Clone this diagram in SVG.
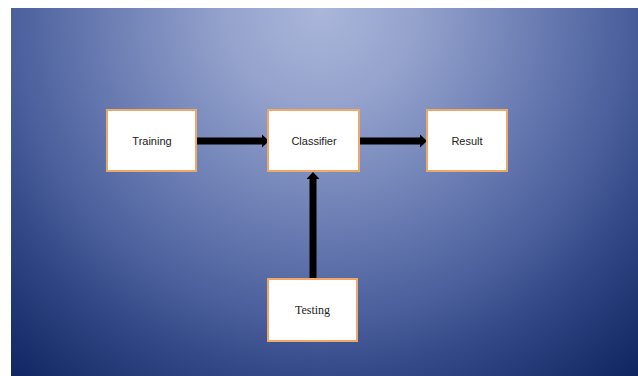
<svg xmlns="http://www.w3.org/2000/svg" width="638" height="376" viewBox="0 0 638 376">
  <defs>
    <radialGradient id="bg" gradientUnits="userSpaceOnUse" cx="320" cy="10" r="490">
      <stop offset="0" stop-color="#aab6da"/>
      <stop offset="0.19" stop-color="#95a3cd"/>
      <stop offset="0.44" stop-color="#6b7db3"/>
      <stop offset="0.63" stop-color="#4a5f9c"/>
      <stop offset="0.74" stop-color="#354a88"/>
      <stop offset="1" stop-color="#0c2360"/>
    </radialGradient>
    <style>
      .box { fill: #ffffff; stroke: #f0a868; stroke-width: 2; }
      .sans { font-family: "Liberation Sans", Arial, sans-serif; font-size: 11px; fill: #222222; text-anchor: middle; }
      .serif { font-family: "Liberation Serif", "Times New Roman", serif; font-size: 12px; fill: #222222; text-anchor: middle; }
      .arrow { fill: #000000; }
    </style>
  </defs>
  <rect x="0" y="0" width="638" height="376" fill="#ffffff"/>
  <rect x="11" y="8" width="627" height="368" fill="url(#bg)"/>

  <g id="connectors">
    <!-- Training to Classifier -->
    <polygon class="arrow" points="196,137.5 262,137.5 262,134.5 269,141 262,147.5 262,144.5 196,144.5"/>
    <!-- Classifier to Result -->
    <polygon class="arrow" points="360,137.5 420,137.5 420,134.5 427,141 420,147.5 420,144.5 360,144.5"/>
    <!-- Testing to Classifier -->
    <polygon class="arrow" points="309.5,278 309.5,179 306.5,179 313,172 319.5,179 316.5,179 316.5,278"/>
  </g>

  <g id="training">
    <rect class="box" x="107" y="110" width="89" height="61"/>
    <text class="sans" x="152" y="145">Training</text>
  </g>
  <g id="classifier">
    <rect class="box" x="268" y="110" width="91" height="61"/>
    <text class="sans" x="314" y="145">Classifier</text>
  </g>
  <g id="result">
    <rect class="box" x="427" y="110" width="80" height="61"/>
    <text class="sans" x="467" y="145">Result</text>
  </g>
  <g id="testing">
    <rect class="box" x="268" y="279" width="89" height="62"/>
    <text class="serif" x="312.5" y="314">Testing</text>
  </g>
</svg>
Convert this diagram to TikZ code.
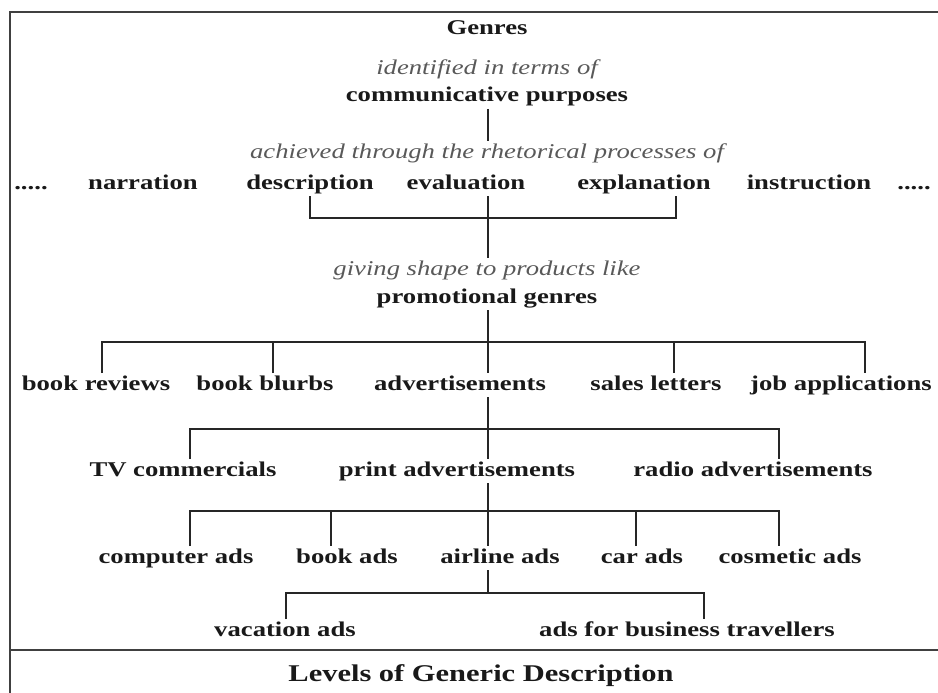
\documentclass[tikz,border=0pt]{standalone}
\usepackage{fontspec}
\setmainfont[FakeStretch=1.27]{Liberation Serif}

\tikzset{
  lvl/.style={font=\bfseries\fontsize{21}{24}\selectfont, text=black!90,
    inner sep=0pt, outer ysep=3pt, text height=14pt, text depth=4pt},
  via/.style={lvl, font=\itshape\fontsize{21}{24}\selectfont, text=black!65},
  link/.style={line width=1.8pt, draw=black!85},
  frame/.style={line width=2.6pt, draw=black!75},
}

\begin{document}
\begin{tikzpicture}[x=1pt,y=1pt]
  \useasboundingbox (0,0) rectangle (938,-693);
  \coordinate (axis) at (488,0);

  % Frame and caption strip
  \draw[frame] (10,-693) -- (10,-12) -- (938,-12);
  \draw[frame] (10,-650) -- (938,-650);
  \node[lvl, font=\bfseries\fontsize{24}{28}\selectfont] (levels) at (481,-676) {Levels of Generic Description};

  % Top of the hierarchy
  \node[lvl] (genres) at (487,-30) {Genres};
  \node[via] (ident) at (487,-70) {identified in terms of};
  \node[lvl] (comm) at (487,-97) {communicative purposes};
  \node[via] (achv) at (487,-153) {achieved through the rhetorical processes of};

  % Rhetorical processes
  \node[lvl] (dotsl) at (31,-184) {.....};
  \node[lvl] (narr) at (143,-184) {narration};
  \node[lvl] (desc) at (310,-184) {description};
  \node[lvl] (eval) at (466,-184) {evaluation};
  \node[lvl] (expl) at (644,-184) {explanation};
  \node[lvl] (instr) at (809,-184) {instruction};
  \node[lvl] (dotsr) at (914,-184) {.....};

  \node[via] (giving) at (487,-270) {giving shape to products like};
  \node[lvl] (promo) at (487,-298) {promotional genres};

  % Promotional genres
  \node[lvl] (brev) at (96,-385) {book reviews};
  \node[lvl] (blurb) at (265,-385) {book blurbs};
  \node[lvl] (adv) at (460,-385) {advertisements};
  \node[lvl] (sales) at (656,-385) {sales letters};
  \node[lvl] (jobs) at (841,-385) {job applications};

  % Advertisements
  \node[lvl] (tv) at (183,-471) {TV commercials};
  \node[lvl] (print) at (457,-471) {print advertisements};
  \node[lvl] (radio) at (753,-471) {radio advertisements};

  % Print advertisements
  \node[lvl] (comp) at (176,-558) {computer ads};
  \node[lvl] (bookad) at (347,-558) {book ads};
  \node[lvl] (air) at (500,-558) {airline ads};
  \node[lvl] (car) at (642,-558) {car ads};
  \node[lvl] (cosm) at (790,-558) {cosmetic ads};

  % Airline ads
  \node[lvl] (vac) at (285,-631) {vacation ads};
  \node[lvl] (biz) at (687,-631) {ads for business travellers};

  % Connectors
  \draw[link] (comm.south -| axis) -- (achv.north -| axis);
  \draw[link] (desc.south) -- ++(0,-22) -| ([xshift=32pt]expl.south);
  \draw[link] (eval.south -| axis) -- (giving.north -| axis);

  \draw[link] (promo.south -| axis) -- ++(0,-32) coordinate (bar1);
  \draw[link] ([xshift=6pt]brev.north) |- (bar1) -| ([xshift=24pt]jobs.north);
  \draw[link] ([xshift=8pt]blurb.north) -- ([xshift=8pt]blurb.north |- bar1);
  \draw[link] (bar1) -- (adv.north -| axis);
  \draw[link] ([xshift=18pt]sales.north) -- ([xshift=18pt]sales.north |- bar1);

  \draw[link] (adv.south -| axis) -- ++(0,-32) coordinate (bar2);
  \draw[link] ([xshift=7pt]tv.north) |- (bar2) -| ([xshift=26pt]radio.north);
  \draw[link] (bar2) -- (print.north -| axis);

  \draw[link] (print.south -| axis) -- ++(0,-28) coordinate (bar3);
  \draw[link] ([xshift=14pt]comp.north) |- (bar3) -| ([xshift=-11pt]cosm.north);
  \draw[link] ([xshift=-16pt]bookad.north) -- ([xshift=-16pt]bookad.north |- bar3);
  \draw[link] (bar3) -- (air.north -| axis);
  \draw[link] ([xshift=-6pt]car.north) -- ([xshift=-6pt]car.north |- bar3);

  \draw[link] (air.south -| axis) -- ++(0,-23) coordinate (bar4);
  \draw[link] ([xshift=1pt]vac.north) |- (bar4) -| ([xshift=17pt]biz.north);
\end{tikzpicture}
\end{document}
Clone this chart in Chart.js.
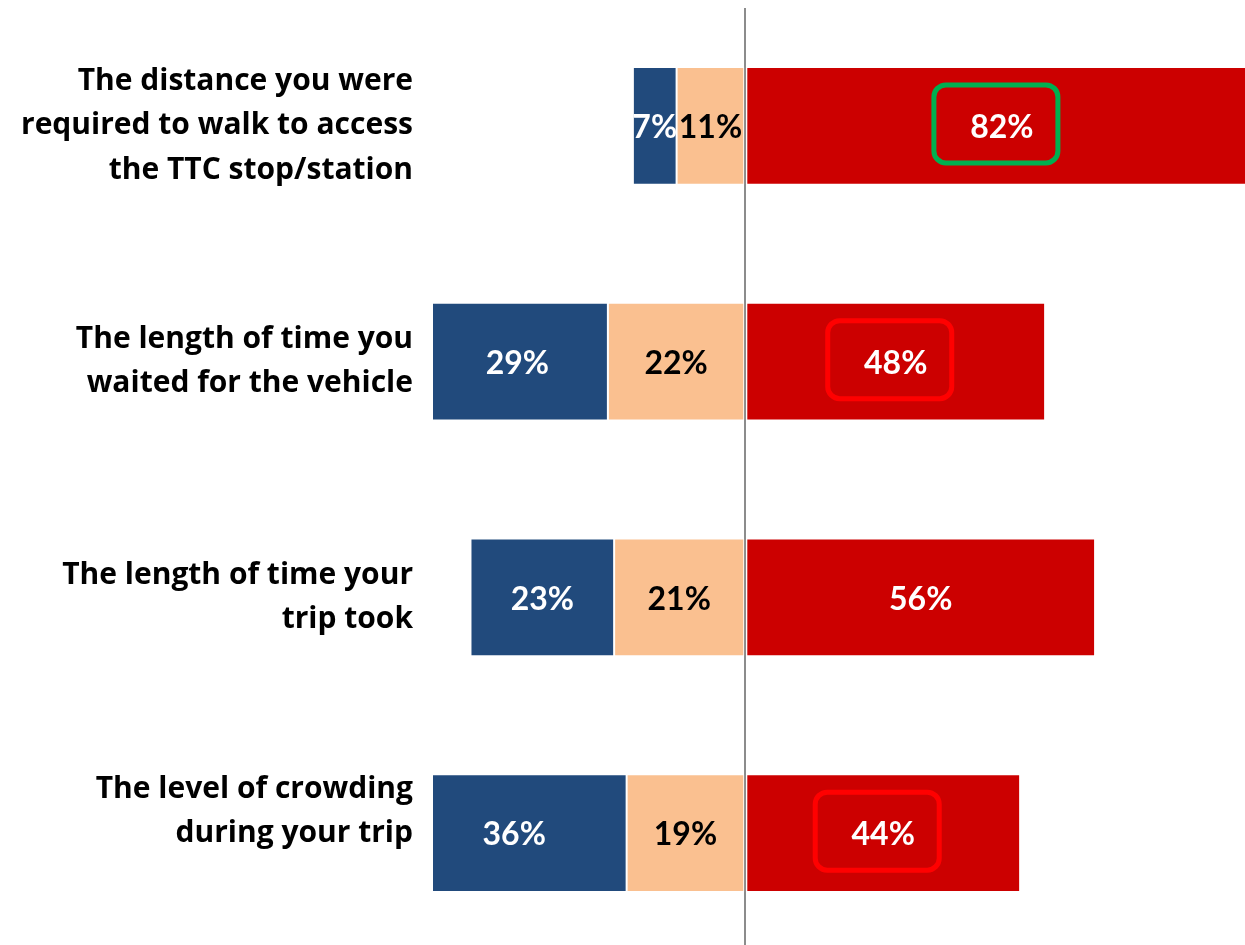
<!DOCTYPE html>
<html>
<head>
<meta charset="utf-8">
<script src="https://cdn.jsdelivr.net/npm/chart.js@4.4.1/dist/chart.umd.min.js"></script>
<style>
  html, body { margin: 0; padding: 0; background: #fff; overflow: hidden; }
  #wrap { width: 1245px; height: 945px; overflow: hidden; }
</style>
</head>
<body>
<div id="wrap"><canvas id="chart" width="1245" height="951"></canvas></div>
<script>
// survey items, top to bottom
const categories = [
    ['The distance you were', 'required to walk to access', 'the TTC stop/station'],
    ['The length of time you', 'waited for the vehicle'],
    ['The length of time your', 'trip took'],
    ['The level of crowding', 'during your trip', '']
];

// shares in percent
const dissatisfied = [7, 29, 23, 36];
const neutral = [11, 22, 21, 19];
const satisfied = [82, 48, 56, 44];

// outline colour drawn round the satisfied label, per row (null = none)
const boxColors = ['#00B050', '#FF0000', null, '#FF0000'];

const LABEL_FONT = '"Open Sans", sans-serif';
const VALUE_FONT = 'Lato, "Open Sans", sans-serif';

const valueLabels = {
    id: 'valueLabels',
    afterDraw(chart) {
        const ctx = chart.ctx;
        ctx.save();
        ctx.font = 'bold 32px ' + VALUE_FONT;
        ctx.textAlign = 'center';
        ctx.textBaseline = 'middle';
        chart.data.datasets.forEach((ds, di) => {
            const meta = chart.getDatasetMeta(di);
            meta.data.forEach((bar, i) => {
                const cx = (bar.x + bar.base) / 2;
                const cy = bar.y;
                ctx.fillStyle = ds.labelColor;
                ctx.fillText(Math.abs(ds.data[i]) + '%', cx, cy + 2);
                if (ds.boxed && boxColors[i]) {
                    const w = 124, h = 78;
                    ctx.beginPath();
                    ctx.roundRect(cx - w / 2 - 6, cy - h / 2 - 2, w, h, 12);
                    ctx.lineWidth = 5;
                    ctx.strokeStyle = boxColors[i];
                    ctx.stroke();
                }
            });
        });
        ctx.restore();
    }
};

new Chart(document.getElementById('chart'), {
    type: 'bar',
    data: {
        labels: categories,
        datasets: [
            // neutral sits next to the zero line, dissatisfied further out
            {
                label: 'Neutral',
                data: neutral.map(v => -v),
                backgroundColor: '#FAC090',
                labelColor: '#000000'
            },
            {
                label: 'Dissatisfied',
                data: dissatisfied.map(v => -v),
                backgroundColor: '#214A7C',
                labelColor: '#ffffff'
            },
            {
                label: 'Satisfied',
                data: satisfied,
                backgroundColor: '#CC0000',
                labelColor: '#ffffff',
                boxed: true
            }
        ]
    },
    options: {
        indexAxis: 'y',
        responsive: false,
        animation: false,
        layout: { padding: { top: 8, left: 0, right: 0, bottom: 0 } },
        datasets: {
            bar: {
                barPercentage: 0.5,
                categoryPercentage: 1,
                borderWidth: 1,
                borderColor: 'rgba(255,255,255,0.55)',
                borderSkipped: false
            }
        },
        plugins: {
            legend: { display: false },
            tooltip: { enabled: false }
        },
        scales: {
            x: {
                stacked: true,
                min: -50,
                max: 80,
                z: 1,
                ticks: { display: false, stepSize: 10 },
                border: { display: false },
                grid: {
                    drawTicks: false,
                    lineWidth: 2,
                    color: c => (c.tick && c.tick.value === 0 ? '#8c8c8c' : 'transparent')
                },
                afterFit(scale) { scale.height = 0; }
            },
            y: {
                stacked: true,
                border: { display: false },
                grid: { display: false, drawTicks: false },
                ticks: {
                    padding: 20,
                    color: '#000000',
                    font: { family: LABEL_FONT, size: 30, weight: 'bold', lineHeight: 1.47 }
                },
                afterFit(scale) {
                    scale.width = 433;
                    scale.paddingTop = 0;
                    scale.paddingBottom = 0;
                }
            }
        }
    },
    plugins: [valueLabels]
});
</script>
</body>
</html>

What this task involves
Reproduce nothing but the lines from the one with "Clone this chart in Chart.js." to the one with "const satisfied = [82, 48, 56, 44];", both lines included, and keep every picture out of the copy.

Problem solution
Clone this chart in Chart.js.
<!DOCTYPE html>
<html>
<head>
<meta charset="utf-8">
<script src="https://cdn.jsdelivr.net/npm/chart.js@4.4.1/dist/chart.umd.min.js"></script>
<style>
  html, body { margin: 0; padding: 0; background: #fff; overflow: hidden; }
  #wrap { width: 1245px; height: 945px; overflow: hidden; }
</style>
</head>
<body>
<div id="wrap"><canvas id="chart" width="1245" height="951"></canvas></div>
<script>
// survey items, top to bottom
const categories = [
    ['The distance you were', 'required to walk to access', 'the TTC stop/station'],
    ['The length of time you', 'waited for the vehicle'],
    ['The length of time your', 'trip took'],
    ['The level of crowding', 'during your trip', '']
];

// shares in percent
const dissatisfied = [7, 29, 23, 36];
const neutral = [11, 22, 21, 19];
const satisfied = [82, 48, 56, 44];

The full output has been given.